Russia was no threat to Germany in 1914 (indeed the Russian attack launched after the German attack on France, was basically mass suicide – the Russians flung themselves at the Germans in a desperate effort to distract the attention of the Germans from winning in the West, the Russian distraction effort was successful but only at terrible cost) – but it was thought that Russia would become a threat to Germany in the long term.
Therefore an excuse to destroy Russia (the old Russia) had to be found.
France was also a long term threat (not a threat in 1914) as economic growth in the “new industries” (again contrary to Max Hastings) was better in France than it was in Germany.
To control the coast of Europe (and the resources of Europe) in order to proceed with the next stage of Imperial Germany’s “Geopolitics” plan for the destruction of Britain (and the domination of the World) both France and Russia had to be destroyed.
1914 seemed to provide the opportunity to do this.
And the German plan almost worked.
Had several German divisions not been dispatched East (they were on railway trains in the middle of German missing the key battles of both West and East) the Germans might have won the Battle of the Marne.
Had the Germans won this battle – Paris would have fallen and France collapsed (1940 in 1914) then the Germans would have turned their united forces on Russia – and destroyed Russia (the ruthless Soviet regime of 1941 was very different to the weak Russian government of 1914).
Domination of Europe achieved, Imperial Germany would have used these vast resources to destroy Britain – and to attempt to dominate the world (the long term aim of World domination was openly admitted in German academic-political circles – hence their intense interest in North and South America).
Teutonophobes should note that ‘the principal of self-determination’ applied to Alsace-Lorraine would probably not have returned it to Franec, at least if the predominantly German Alsace and prdeominantly French Lorraine had been able to vote separately.
“What is interesting is that even the Socialists appear to be unnerved by the Russian threat. This might explain why after the war broke out and despite the fact they had been left out of the loop, they were so willing to vote the government the funds to carry on the war.”
But isn’t that in large measure because there was no government in Europe that Socialist parties worldwide hated and wanted to see overthrown as much as that of the Tsar’s?
Smashed revolutions, pogroms, disastrous wars, Siberia exile- it all made the German regime seem enlightened(comparatively).

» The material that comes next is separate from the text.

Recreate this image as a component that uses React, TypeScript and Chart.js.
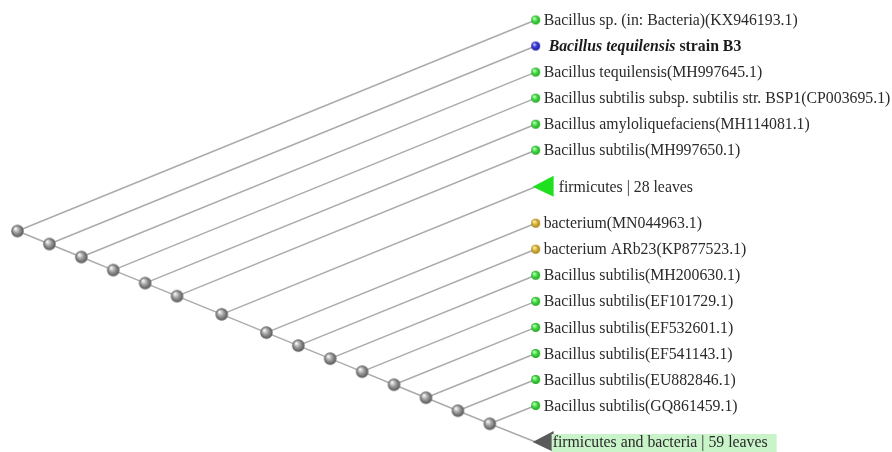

@Andi Lucas Not sure where you’re getting this from. There was a fairly big separatist part in A-L up to 1907. There was the Zabern Incident and there’s no current separatist movement that I am aware of.
Paul, while I agree with most of what you say I must take issue with the idea that the Schlieffen Plan almost worked. By the Marne the German armies on the right flank were falling apart. They had even managed to lose touch with one another. Even on shorter routes. Had they stuck to the original plan things would have been even worse.
France wanted revenge for its humiliation in 1870-71, the restoration of la gloire, not just the return of some real estate. Germany did not mobilize its armies until very late in the crisis, and did not truly mobilize its people until the war was well under way. A silly headline in an English newspaper does not invalidate the extensive research carried out in numerous foreign archives by serious scholars. Clark’s book is superb, and is supported by much recent scholarship.
Face it, Russia and Austria-Hungary started the war, and England’s unnecessary involvement made it a global catastrophe. But I well know, England will never stop trying to blame Germany.
And still the death toll mounts in Ypres, two more dead.